Academy Discusses ERISA at 50, Focuses on Retirement Savings Shortfall

By Ted Gotsch 
Senior Policy Analyst, Content and Publications 

For tens of millions of Americans, retirement security is but a dream. With no or minimal savings socked away for their golden years, they will struggle economically as seniors unless something changes.  

How did this happen and what can be done to fix it? This year, the Academy is offering a window into ERISA, the Employee Retirement Income Security Act of 1974—the law that helped frame the modern American retirement system. As part of its “ERISA at 50” series, the Academy is crafting issue briefs, holding webinars, and hosting a symposium with key external thought leaders to delve deeper into the topic. 

On May 14, the Retirement Practice Council offered a kickoff webinar that looked back at what spurred the creation of ERISA and how the law has changed since. Over the past 50 years, employers have increasingly moved away from offering defined benefit (DB) plans, like pensions, to their employees and instead transitioned to defined contribution (DC) plans, like 401(k)s, placing the onus on workers to handle their investments. 

The transition from pensions, said J. Mark Iwry, a nonresident senior fellow at the Brookings Institution and former deputy assistant secretary for retirement and health policy at the U.S. Department of the Treasury, “was a shift that should be viewed as a decline in risk-sharing and risk-bearing” for employers. The result left many Americans scrambling to figure out a new system they knew little about. 

While some saw advantages in DC plans, such as their portability and the ability to see how much one had in savings in comparison to more cryptic DB plans, Iwry said their do-it-yourself nature have left many in the lurch. 

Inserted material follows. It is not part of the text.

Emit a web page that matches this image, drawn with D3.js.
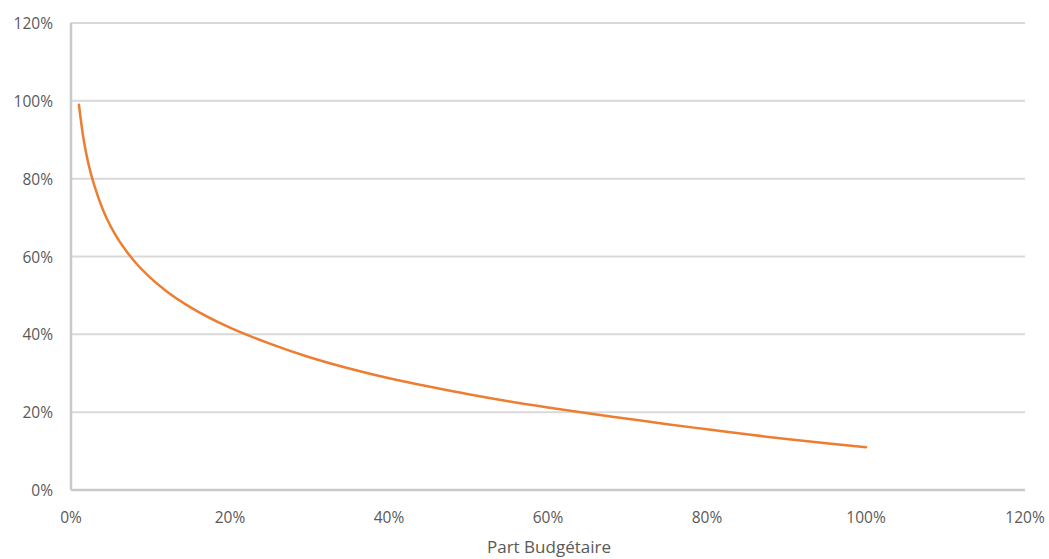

“We have a coverage gap reaching 60 million workers who are disproportionately Black, Hispanic, or women,” he stated. 

This seems a far cry from the goals of those who pushed for the passage of ERISA. Lloyd Katz, vice chairperson of the Academy’s Pension Committee, explained how the initial version of the law created vesting rules for pensions, which halted workers who had spent their entire careers with a company from losing their benefits if the business went bankrupt. ERISA created the Pension Benefit Guaranty Corporation, colloquially referred to as the PBGC, to ensure pensions, fiduciary standards, and reporting and disclosure rules. 

But the state of retirement plans has changed significantly since ERISA’s enactment. DB plans, once numbering as high as 175,000 in 1985, now number about 40,000. Meanwhile, DC plans have grown from about 200,000 in 1975 to more than 700,000 today, Katz noted. 

In an attempt to address retirement savings shortcomings, lawmakers at the state level are increasingly stepping in by creating automated investment retirement account (IRA) vehicles. Iwry said legislators are acting at the state level instead of waiting on Congress where efforts have stalled. And those actions are helping create more employer-based offerings as well. 

“Happily, it looks like the auto-IRAs in 17 states … are encouraging more 401(k)s in the private sector,” he said. 

The Academy will focus on the current state and future outlook of ERISA at the June 4 event in the nation’s capital, “Looking Back, Moving Forward: ERISA at 50.” The half-day, in-person symposium will showcase Academy staff, volunteers, and retirement experts as they discuss the past, present, and future of retirement in America. Policymakers and staff are encouraged to attend.